After an episode of its parent series, and with final adjustments, the Big Bang Theory spinoff averaged a daunting 3.8 rating among adults 18-49 and 17.2 million viewers. That’s incredible retention for the new series. Its lead-in, returning for its 11th season, averaged a 4.1 rating in the key demo and 17.7 million viewers.
Young Sheldon currently ranks as the most-watched comedy premiere since 2011’s 2 Broke Girls and the highest-rated since 2013’s The Crazy Ones. It also boasts the best retention of any of the many, many comedies to launch out of Big Bang Theory. Plenty of hopes have been pinned to the project. Largely considered the fall season’s surest shot at a new hit, it will now have the entire month of October to grow its multiplatform reach and, if CBS is lucky, court the long-term affections of its flagship series’ numbered fans.
Young Sheldon‘s breakout night certainly dampened other showings. The Voice returned to NBC for its 13th cycle with a premiere low. Though it still averaged an enviable 2.6 rating among adults 18-49 for its two-hour stretch, it lost just over 20 percent of its year-ago premiere and offered a weaker live lead-in for new drama The Brave. It averaged a meager 1.3 rating in the key demo and 5.9 million viewers.
Another 10 p.m. premiere fared much better — much, much better. ABC saw preemptions of ESPN’s surging Monday Night Football cloud early scores for Dancing With the Stars and new drama The Good Doctor, but adjustments paint a lovely picture. The Good Doctor easily locked a time period win, earning a 2.2 rating among adults 18-49 and 11.2 million viewers.

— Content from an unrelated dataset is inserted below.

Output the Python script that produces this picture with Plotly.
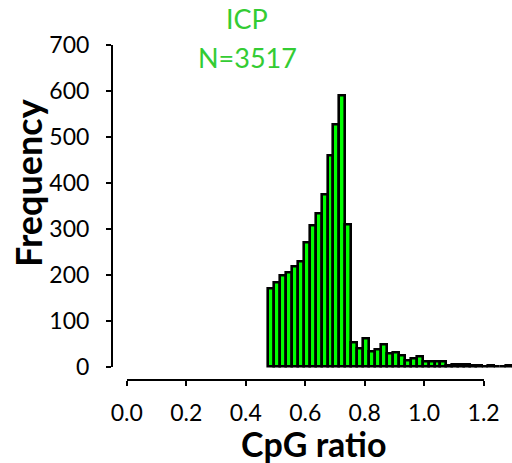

That’s an improvement on its DWTS lead-in by both measures. That has become harder and harder for broadcast networks to do at 10 p.m., evidently even with a lead-in from The Voice.
Elsewhere on CBS, Kevin Can Wait benefited a great deal from its Young Sheldon lead-in. It surged in its return to a 2.3 rating among adults 18-49, followed by a comparatively weak sampling for newcomer Me, Myself & I (1.6 adults) and a middling return for Scorpion (1.0 adults).
Fox was the only member of the Big Four still spending its summer programming stock. The finale of So You Think You Can Dance came in with just a 0.6 rating among adults 18-49.